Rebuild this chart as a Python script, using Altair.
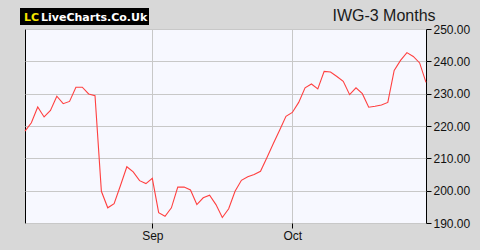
import altair as alt
import pandas as pd

# trading-day index and closing prices (pence)
day_index = list(range(64))
prices = [218.4, 221.0, 225.9, 222.8, 224.8, 229.2, 226.9, 227.6, 232.0, 232.0,
          229.9, 229.4, 199.8, 194.7, 196.0, 201.6, 207.4, 205.8, 203.1, 202.2,
          203.8, 193.2, 192.1, 194.7, 201.1, 201.1, 200.2, 195.7, 197.8, 198.6,
          195.7, 191.7, 194.4, 199.8, 203.2, 204.3, 205.0, 206.0, 210.2, 214.5,
          218.7, 223.0, 224.2, 227.3, 231.8, 233.0, 231.5, 236.9, 236.7, 235.3,
          233.8, 229.7, 231.8, 230.0, 225.8, 226.1, 226.5, 227.3, 237.2, 240.3,
          242.7, 241.5, 239.5, 233.5]
tick_positions = [20, 42]
tick_labels = ["Sep", "Oct"]
y_ticks = [190, 200, 210, 220, 230, 240, 250]
title_text = "IWG-3 Months"

df = pd.DataFrame({"i": day_index, "price": prices})

label_expr = " : ".join(
    [f"datum.value == {p} ? '{l}'" for p, l in zip(tick_positions, tick_labels)]
) + " : ''"

FONT = "Liberation Sans"

line = alt.Chart(df).mark_line(color="#ff4040", strokeWidth=1.1).encode(
    x=alt.X("i:Q", scale=alt.Scale(domain=[0, 63], nice=False, zero=False),
            axis=alt.Axis(values=tick_positions, labelExpr=label_expr, title=None,
                          grid=True, gridColor="#c8c8c8", domain=False,
                          tickColor="#000", tickSize=5, labelFont=FONT,
                          labelFontSize=12, labelColor="#111", labelPadding=2)),
    y=alt.Y("price:Q", scale=alt.Scale(domain=[190, 250], nice=False, zero=False),
            axis=alt.Axis(orient="right", values=y_ticks, format=".2f", title=None,
                          grid=True, gridColor="#c8c8c8", domain=False,
                          tickColor="#000", tickSize=5, labelFont=FONT,
                          labelFontSize=12, labelColor="#111", labelPadding=2)),
)

title = alt.Chart(pd.DataFrame({"t": [title_text]})).mark_text(
    font=FONT, fontSize=16, color="#1a1a1a", align="center", baseline="alphabetic"
).encode(x=alt.value(359), y=alt.value(-8), text="t:N")

logo_bg = alt.Chart(pd.DataFrame({"a": [0]})).mark_rect(color="#000").encode(
    x=alt.value(-5), x2=alt.value(124), y=alt.value(-21), y2=alt.value(-4))

logo_lc = alt.Chart(pd.DataFrame({"t": ["LC"]})).mark_text(
    font="DejaVu Sans", fontSize=11, fontWeight="bold", color="#f5e600",
    align="left", baseline="alphabetic"
).encode(x=alt.value(-1), y=alt.value(-8.5), text="t:N")

logo_txt = alt.Chart(pd.DataFrame({"t": ["LiveCharts.Co.Uk"]})).mark_text(
    font="DejaVu Sans", fontSize=11, fontWeight="bold", color="#ffffff",
    align="left", baseline="alphabetic"
).encode(x=alt.value(16), y=alt.value(-8.5), text="t:N")

chart = alt.layer(line, title, logo_bg, logo_lc, logo_txt).properties(
    width=401, height=194,
    autosize=alt.AutoSizeParams(type="none"),
    padding={"left": 25, "top": 29, "right": 54, "bottom": 27},
    background="#d8d8d8",
).configure_view(fill="#f7f8ff", stroke="#000", strokeWidth=1)

chart.save("out.html", embed_options={"renderer": "svg", "actions": False})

------------------------

YOUR TASK - Using the material above, return every line exactly as it appears, minus the pictures.

OUTPUT FOR THIS EXERCISE -
Rebuild this chart as a Python script, using Altair.
import altair as alt
import pandas as pd

# trading-day index and closing prices (pence)
day_index = list(range(64))
prices = [218.4, 221.0, 225.9, 222.8, 224.8, 229.2, 226.9, 227.6, 232.0, 232.0,
          229.9, 229.4, 199.8, 194.7, 196.0, 201.6, 207.4, 205.8, 203.1, 202.2,
          203.8, 193.2, 192.1, 194.7, 201.1, 201.1, 200.2, 195.7, 197.8, 198.6,
          195.7, 191.7, 194.4, 199.8, 203.2, 204.3, 205.0, 206.0, 210.2, 214.5,
          218.7, 223.0, 224.2, 227.3, 231.8, 233.0, 231.5, 236.9, 236.7, 235.3,
          233.8, 229.7, 231.8, 230.0, 225.8, 226.1, 226.5, 227.3, 237.2, 240.3,
          242.7, 241.5, 239.5, 233.5]
tick_positions = [20, 42]
tick_labels = ["Sep", "Oct"]
y_ticks = [190, 200, 210, 220, 230, 240, 250]
title_text = "IWG-3 Months"

df = pd.DataFrame({"i": day_index, "price": prices})

label_expr = " : ".join(
    [f"datum.value == {p} ? '{l}'" for p, l in zip(tick_positions, tick_labels)]
) + " : ''"

FONT = "Liberation Sans"

line = alt.Chart(df).mark_line(color="#ff4040", strokeWidth=1.1).encode(
    x=alt.X("i:Q", scale=alt.Scale(domain=[0, 63], nice=False, zero=False),
            axis=alt.Axis(values=tick_positions, labelExpr=label_expr, title=None,
                          grid=True, gridColor="#c8c8c8", domain=False,
                          tickColor="#000", tickSize=5, labelFont=FONT,
                          labelFontSize=12, labelColor="#111", labelPadding=2)),
    y=alt.Y("price:Q", scale=alt.Scale(domain=[190, 250], nice=False, zero=False),
            axis=alt.Axis(orient="right", values=y_ticks, format=".2f", title=None,
                          grid=True, gridColor="#c8c8c8", domain=False,
                          tickColor="#000", tickSize=5, labelFont=FONT,
                          labelFontSize=12, labelColor="#111", labelPadding=2)),
)

title = alt.Chart(pd.DataFrame({"t": [title_text]})).mark_text(
    font=FONT, fontSize=16, color="#1a1a1a", align="center", baseline="alphabetic"
).encode(x=alt.value(359), y=alt.value(-8), text="t:N")

logo_bg = alt.Chart(pd.DataFrame({"a": [0]})).mark_rect(color="#000").encode(
    x=alt.value(-5), x2=alt.value(124), y=alt.value(-21), y2=alt.value(-4))

logo_lc = alt.Chart(pd.DataFrame({"t": ["LC"]})).mark_text(
    font="DejaVu Sans", fontSize=11, fontWeight="bold", color="#f5e600",
    align="left", baseline="alphabetic"
).encode(x=alt.value(-1), y=alt.value(-8.5), text="t:N")

logo_txt = alt.Chart(pd.DataFrame({"t": ["LiveCharts.Co.Uk"]})).mark_text(
    font="DejaVu Sans", fontSize=11, fontWeight="bold", color="#ffffff",
    align="left", baseline="alphabetic"
).encode(x=alt.value(16), y=alt.value(-8.5), text="t:N")

chart = alt.layer(line, title, logo_bg, logo_lc, logo_txt).properties(
    width=401, height=194,
    autosize=alt.AutoSizeParams(type="none"),
    padding={"left": 25, "top": 29, "right": 54, "bottom": 27},
    background="#d8d8d8",
).configure_view(fill="#f7f8ff", stroke="#000", strokeWidth=1)

chart.save("out.html", embed_options={"renderer": "svg", "actions": False})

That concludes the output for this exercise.